> **RECORDS FOR THE EXERCISE**

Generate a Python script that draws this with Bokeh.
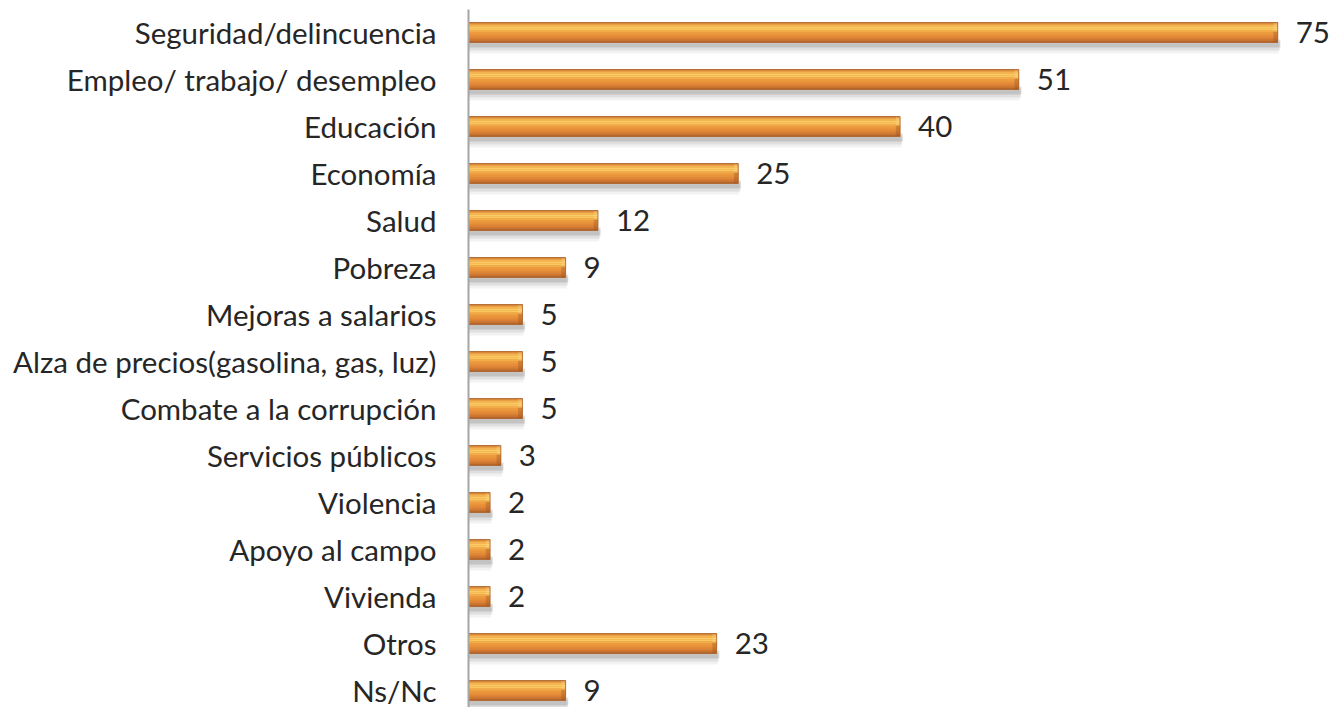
from bokeh.plotting import figure
from bokeh.models import Range1d, FixedTicker
from bokeh.core.properties import value
from bokeh.embed import file_html
from bokeh.resources import INLINE

categories = ["Seguridad/delincuencia", "Empleo/ trabajo/ desempleo", "Educación", "Economía",
              "Salud", "Pobreza", "Mejoras a salarios", "Alza de precios(gasolina, gas, luz)",
              "Combate a la corrupción", "Servicios públicos", "Violencia", "Apoyo al campo",
              "Vivienda", "Otros", "Ns/Nc"]
values = [75, 51, 40, 25, 12, 9, 5, 5, 5, 3, 2, 2, 2, 23, 9]
idx = list(range(len(categories)))

FONT = "Lato"
FS = "29.5px"

p = figure(width=1342, height=707, output_backend="svg", toolbar_location=None,
           x_range=Range1d(0, 80.26), y_range=Range1d(14.36, -0.49),
           min_border_left=468, min_border_right=8, min_border_top=9, min_border_bottom=0)
p.outline_line_color = None
p.xgrid.visible = False
p.ygrid.visible = False
p.xaxis.visible = False

ya = p.yaxis[0]
ya.ticker = FixedTicker(ticks=idx)
ya.major_label_overrides = {i: c for i, c in zip(idx, categories)}
ya.major_tick_line_color = None
ya.minor_tick_line_color = None
ya.axis_line_color = "#A6A6A6"
ya.axis_line_width = 2
ya.major_label_standoff = 26
ya.major_label_text_font = FONT
ya.major_label_text_font_size = FS
ya.major_label_text_color = "#262626"

H = 0.426

def band(f0, f1, color, alpha=1.0, extra=0.0, left=None):
    ys = [i - H / 2 + H * (f0 + f1) / 2 for i in idx]
    lefts = 0 if left is None else [v - left for v in values]
    p.hbar(y=ys, left=lefts, right=[v + extra for v in values], height=H * (f1 - f0),
           fill_color=color, fill_alpha=alpha, line_color=None)

# soft shadow below bars
band(0.85, 1.25, "#000000", 0.12, extra=0.25)
band(0.95, 1.40, "#000000", 0.08, extra=0.2)
band(1.05, 1.55, "#000000", 0.05, extra=0.1)

# base bar
band(0.0, 1.0, "#E68A38")

# gradient layers (style)
layers = [(0.00, 0.10, "#D98A3A"), (0.10, 0.20, "#F3B450"), (0.20, 0.30, "#FACB62"),
          (0.30, 0.40, "#F9C85E"), (0.40, 0.50, "#F2AC48"), (0.50, 0.60, "#EC9C3F"),
          (0.60, 0.70, "#E8913B"), (0.70, 0.80, "#DE8537"), (0.80, 0.90, "#CF7832"),
          (0.90, 1.00, "#B5662C")]
for f0, f1, c in layers:
    band(f0, f1, c)

# bevel shading at the right end
band(0.45, 1.0, "#9A5020", 0.35, left=0.4)
band(0.0, 0.45, "#FFE9A0", 0.25, left=0.4)

# outline
p.hbar(y=idx, left=0, right=values, height=H, fill_color=None,
       line_color="#A8612C", line_width=1, line_alpha=0.8)

p.text(x=values, y=idx, text=[str(v) for v in values], x_offset=18,
       text_baseline="middle", text_align="left", text_font=value(FONT),
       text_font_size=FS, text_color="#262626")

open("out.html", "w").write(file_html(p, INLINE))
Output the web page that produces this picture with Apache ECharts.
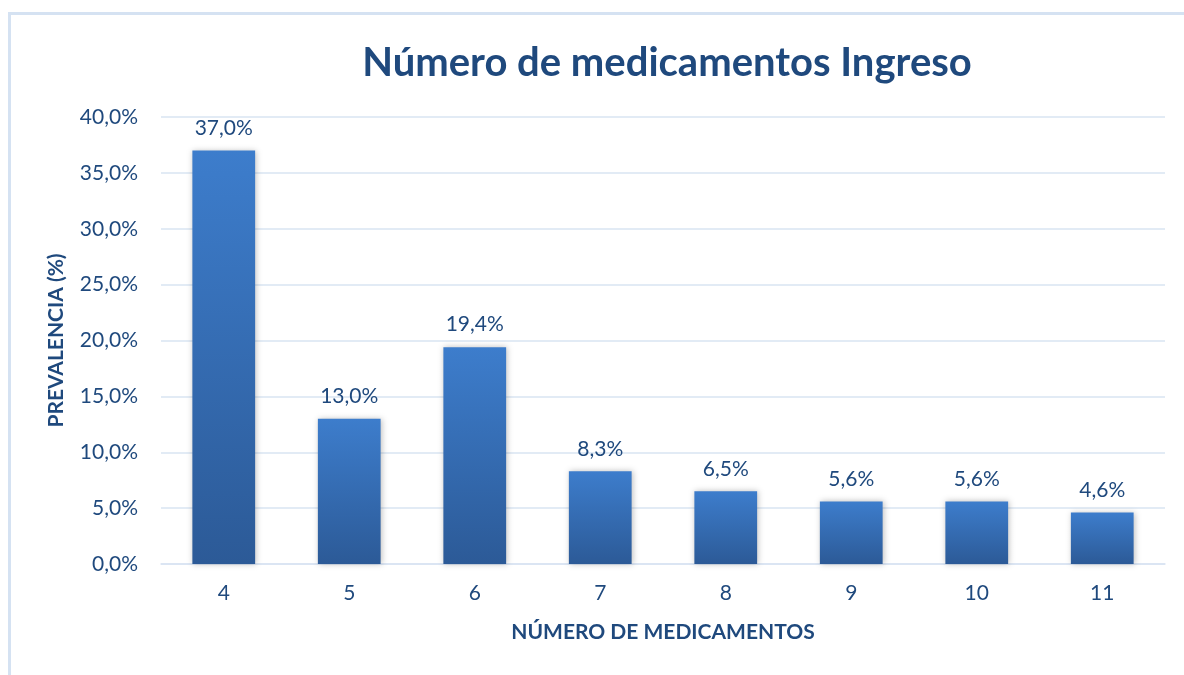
<!DOCTYPE html>
<html>
<head>
<meta charset="utf-8">
<script src="https://cdn.jsdelivr.net/npm/echarts@6/dist/echarts.min.js"></script>
<style>html,body{margin:0;padding:0;background:#fff;}#c{width:1184px;height:675px;}</style>
</head>
<body>
<div id="c"></div>
<script>
const categories = ['4', '5', '6', '7', '8', '9', '10', '11'];
const prevalence = [37.0, 13.0, 19.4, 8.3, 6.5, 5.6, 5.6, 4.6];
const titleText = 'Número de medicamentos Ingreso';
const xName = 'NÚMERO DE MEDICAMENTOS';
const yName = 'PREVALENCIA (%)';

const fmt = v => v.toFixed(1).replace('.', ',') + '%';
const textColor = '#1F497D';
const font = 'Lato';

const chart = echarts.init(document.getElementById('c'));
chart.setOption({
  backgroundColor: '#fff',
  animation: false,
  graphic: [{
    type: 'rect', left: 7, top: 11,
    shape: { width: 1300, height: 800 },
    style: { fill: 'none', stroke: '#D5E2F2', lineWidth: 3 }
  }],
  title: {
    text: titleText, left: 662, textAlign: 'center', top: 38,
    textStyle: { fontFamily: font, fontWeight: 'bold', fontSize: 40, color: textColor }
  },
  grid: { left: 161, right: 19, top: 117, bottom: 111 },
  xAxis: {
    type: 'category', data: categories,
    name: xName, nameLocation: 'middle', nameGap: 58,
    nameTextStyle: { fontFamily: font, fontWeight: 'bold', fontSize: 21, color: textColor },
    axisLine: { lineStyle: { color: '#D9E4F2', width: 1.5 } },
    axisTick: { show: false },
    axisLabel: { fontFamily: font, fontSize: 21, color: textColor, margin: 19 }
  },
  yAxis: {
    type: 'value', min: 0, max: 40, interval: 5,
    name: yName, nameLocation: 'middle', nameGap: 94,
    nameTextStyle: { fontFamily: font, fontWeight: 'bold', fontSize: 21, color: textColor },
    axisLine: { show: false }, axisTick: { show: false },
    axisLabel: { fontFamily: font, fontSize: 21, color: textColor, margin: 23, formatter: fmt },
    splitLine: { lineStyle: { color: '#D9E4F2', width: 1.5 } }
  },
  series: [{
    type: 'bar', data: prevalence, barWidth: '50%',
    itemStyle: {
      color: new echarts.graphic.LinearGradient(0, 0, 0, 1, [
        { offset: 0, color: '#3D7DCC' }, { offset: 1, color: '#2C5A97' }
      ]),
      shadowColor: 'rgba(0,0,0,0.25)', shadowBlur: 6, shadowOffsetX: 1
    },
    label: {
      show: true, position: 'top', distance: 12,
      fontFamily: font, fontSize: 21, color: textColor,
      formatter: p => fmt(p.value)
    }
  }]
});
</script>
</body>
</html>
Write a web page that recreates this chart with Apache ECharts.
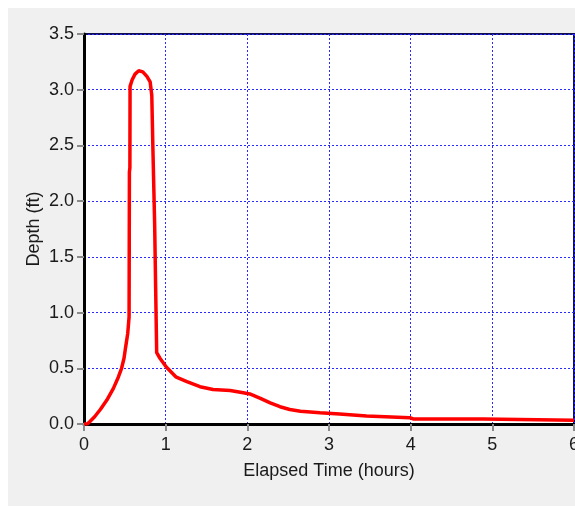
<!DOCTYPE html>
<html>
<head>
<meta charset="utf-8">
<script src="https://cdn.jsdelivr.net/npm/echarts@6/dist/echarts.min.js"></script>
<style>
html,body{margin:0;padding:0;background:#ffffff;overflow:hidden;}
#bg{position:absolute;left:8px;top:8px;width:567px;height:498px;background:#f0f0f0;}
#chart{position:absolute;left:0;top:0;width:575px;height:506px;}
</style>
</head>
<body>
<div id="bg"></div>
<div id="chart"></div>
<script>
// Elapsed time (hours)
var timeHours = [0.0, 0.04, 0.07, 0.13, 0.2, 0.28, 0.36, 0.42, 0.46, 0.49, 0.51, 0.535, 0.552, 0.556, 0.562, 0.564, 0.59, 0.625, 0.67, 0.72, 0.77, 0.81, 0.83, 0.845, 0.865, 0.88, 0.89, 0.93, 1.01, 1.13, 1.26, 1.42, 1.58, 1.79, 1.95, 2.03, 2.16, 2.28, 2.4, 2.52, 2.65, 2.89, 3.13, 3.46, 3.99, 4.03, 4.89, 4.91, 6.0];
// Depth (ft)
var depthFt = [0.0, 0.0, 0.02, 0.065, 0.13, 0.215, 0.32, 0.42, 0.5, 0.59, 0.69, 0.81, 0.96, 2.26, 2.3, 3.03, 3.09, 3.14, 3.17, 3.16, 3.12, 3.07, 2.95, 2.43, 1.8, 1.1, 0.64, 0.59, 0.51, 0.42, 0.38, 0.335, 0.31, 0.30, 0.28, 0.27, 0.23, 0.19, 0.155, 0.13, 0.115, 0.10, 0.09, 0.072, 0.057, 0.045, 0.045, 0.033, 0.033];
var xTicks = [0, 1, 2, 3, 4, 5, 6];
var yTicks = [0.0, 0.5, 1.0, 1.5, 2.0, 2.5, 3.0, 3.5];
var xTitle = 'Elapsed Time (hours)';
var yTitle = 'Depth (ft)';

var pts = timeHours.map(function (t, i) { return [t, depthFt[i]]; });
var font = 'Liberation Sans, Arial, sans-serif';
var txt = '#1a1a1a';
var grid = {type: [2, 2], color: '#2a2aff', width: 1};

var chart = echarts.init(document.getElementById('chart'), null, {renderer: 'canvas'});
chart.setOption({
  backgroundColor: 'transparent',
  animation: false,
  grid: {left: 84, top: 34, width: 490, height: 390, show: true, backgroundColor: '#ffffff', borderColor: '#101050', borderWidth: 2, containLabel: false, outerBoundsMode: 'none'},
  xAxis: {
    type: 'value', min: xTicks[0], max: xTicks[xTicks.length - 1], interval: 1,
    name: xTitle, nameLocation: 'middle', nameGap: 38, nameMoveOverlap: false,
    nameTextStyle: {fontFamily: font, fontSize: 18, color: txt},
    axisLine: {show: true, onZero: false, lineStyle: {color: '#000000', width: 3}},
    axisTick: {show: true, length: 7, lineStyle: {color: '#8a8a8a', width: 2}},
    axisLabel: {fontFamily: font, fontSize: 18, color: txt, margin: 12},
    splitLine: {show: true, lineStyle: grid}
  },
  yAxis: {
    type: 'value', min: yTicks[0], max: yTicks[yTicks.length - 1], interval: 0.5,
    name: yTitle, nameLocation: 'middle', nameGap: 41, nameRotate: 90, nameMoveOverlap: false,
    nameTextStyle: {fontFamily: font, fontSize: 18, color: txt},
    axisLine: {show: true, onZero: false, lineStyle: {color: '#000000', width: 3}},
    axisTick: {show: true, length: 7, lineStyle: {color: '#8a8a8a', width: 2}},
    axisLabel: {fontFamily: font, fontSize: 18, color: txt, margin: 10, formatter: function (v) { return v.toFixed(1); }},
    splitLine: {show: true, lineStyle: grid}
  },
  series: [{
    type: 'line', data: pts, showSymbol: false, symbol: 'none',
    lineStyle: {color: '#ff0000', width: 3.5}, clip: true
  }]
});
</script>
</body>
</html>
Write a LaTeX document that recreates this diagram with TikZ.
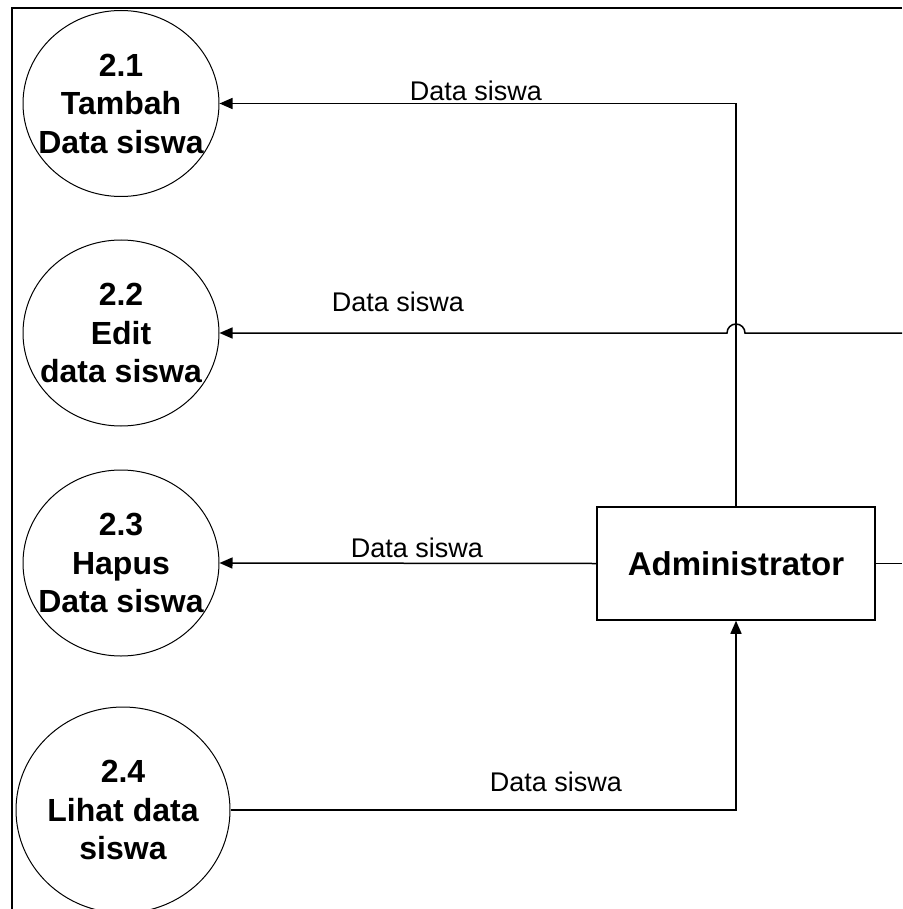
\documentclass[tikz,border=0pt]{standalone}
\usepackage{fontspec}
\setmainfont{Liberation Sans}
\usetikzlibrary{shapes.geometric, arrows.meta}

\begin{document}
\begin{tikzpicture}[x=1pt, y=-1pt,
        proc/.style = {draw, ellipse, line width=1pt, inner sep=0pt, minimum width=196pt, minimum height=186pt},
        proctext/.style = {align=center, font=\bfseries\fontsize{32}{38.5}\selectfont},
        entity/.style = {draw, rectangle, line width=1.5pt, minimum width=278pt, minimum height=113pt, font=\bfseries\fontsize{33}{40}\selectfont},
        lbl/.style = {font=\fontsize{27}{32}\selectfont},
        flow/.style = {line width=1.5pt, -{Triangle[length=13pt, width=11pt]}}]
        \useasboundingbox (0,0) rectangle (902,909);
        \draw [line width=2pt] (12,909) -- (12,8) -- (902,8);

        \node[proc, label={[proctext]center:{2.1\\Tambah\\Data siswa}}] at (121, 103.5) (P1) {};
        \node[proc, label={[proctext]center:{2.2\\Edit\\data siswa}}] at (121, 333) (P2) {};
        \node[proc, label={[proctext]center:{2.3\\Hapus\\Data siswa}}] at (121, 563) (P3) {};
        \node[proc, minimum width=214pt, minimum height=206pt, label={[proctext]center:{2.4\\Lihat data\\siswa}}] at (123, 810) (P4) {};
        \node[entity] at (736, 563.5) (Adm) {Administrator};

        \coordinate (E2) at (902, 333);
        \coordinate (E5) at (902, 563.5);
        \coordinate (Hop) at (Adm.north |- P2.east);

        \draw [flow] (Adm.north) |- (P1.east);
        \draw [flow] (E2) -- ([xshift=9pt]Hop) arc[start angle=0, end angle=180, radius=9pt] -- (P2.east);
        \draw [flow] (Adm.west) -- (P3.east);
        \draw [flow] (P4.east) -| (Adm.south);
        \draw [line width=1.5pt] (Adm.east) -- (E5);

        \node[lbl] at (476, 91) (L1) {Data siswa};
        \node[lbl] at (398, 302) (L2) {Data siswa};
        \node[lbl] at (417, 548) (L3) {Data siswa};
        \node[lbl] at (556, 782) (L4) {Data siswa};
        \end{tikzpicture}
\end{document}
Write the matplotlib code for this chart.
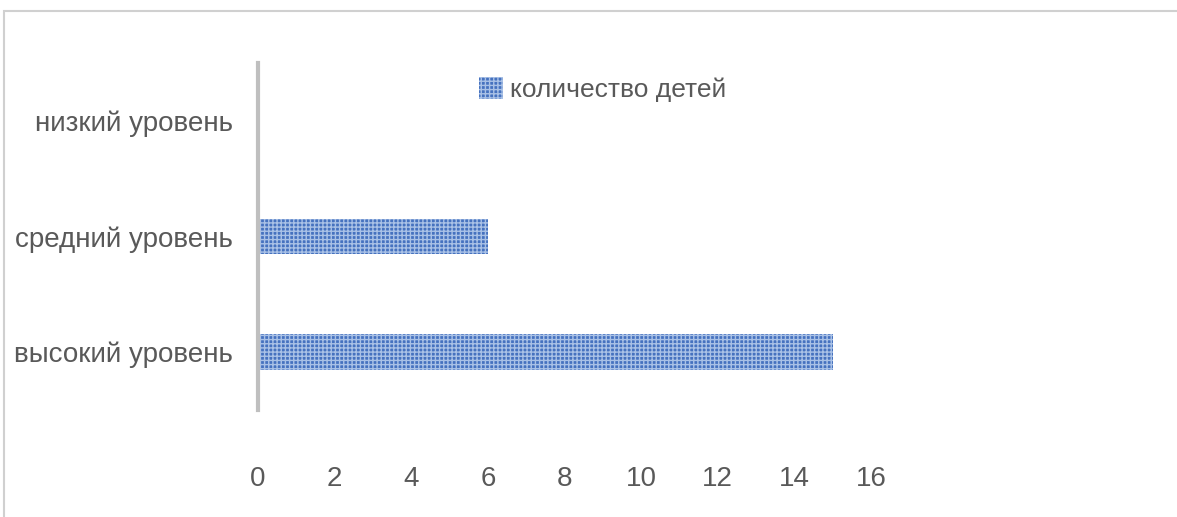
import matplotlib.pyplot as plt
import matplotlib.patches as mpatches
import numpy as np

categories = ['высокий уровень', 'средний уровень', 'низкий уровень']
values = [15, 6, 0]
series_name = 'количество детей'

plt.rcParams['font.family'] = ['Liberation Sans', 'DejaVu Sans']
plt.rcParams['hatch.color'] = '#a9c1e6'
plt.rcParams['hatch.linewidth'] = 1.0

fig = plt.figure(figsize=(11.77, 5.17), dpi=100)
ax = fig.add_axes([0.2192, 0.207, 0.5208, 0.671])

# outer chart border
fig.patches.append(mpatches.Rectangle((0.0034, -0.01), 1.0, 0.989, transform=fig.transFigure,
                                      fill=False, edgecolor='#d0d0d0', linewidth=1.5))

y = np.arange(len(categories))
ax.barh(y, values, height=0.31, color='#4672bf', hatch='++++', edgecolor='#a9c1e6',
        linewidth=0, label=series_name)

ax.set_xlim(0, 16)
ax.set_ylim(-0.5, 2.5)
ax.set_xticks(np.arange(0, 17, 2))
ax.set_yticks(y, categories)

for s in ['top', 'right', 'bottom']:
    ax.spines[s].set_visible(False)
ax.spines['left'].set_color('#bfbfbf')
ax.spines['left'].set_linewidth(3)

ax.tick_params(axis='x', length=0, pad=40, labelsize=20, labelcolor='#595959')
ax.tick_params(axis='y', length=0, pad=18, labelsize=20, labelcolor='#595959')

fig.legend(loc='center', bbox_to_anchor=(0.512, 0.826), frameon=False,
           fontsize=19, labelcolor='#595959', handlelength=0.9, handleheight=0.9,
           handletextpad=0.25)

plt.savefig('out.png', dpi=100)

> **STATED GOAL**
Find all the lines containing "page" in the material, then copy them.

> **PROBLEM SOLUTION**
Output the web page that produces this picture with Apache ECharts.
Write a web page that recreates this chart with Apache ECharts.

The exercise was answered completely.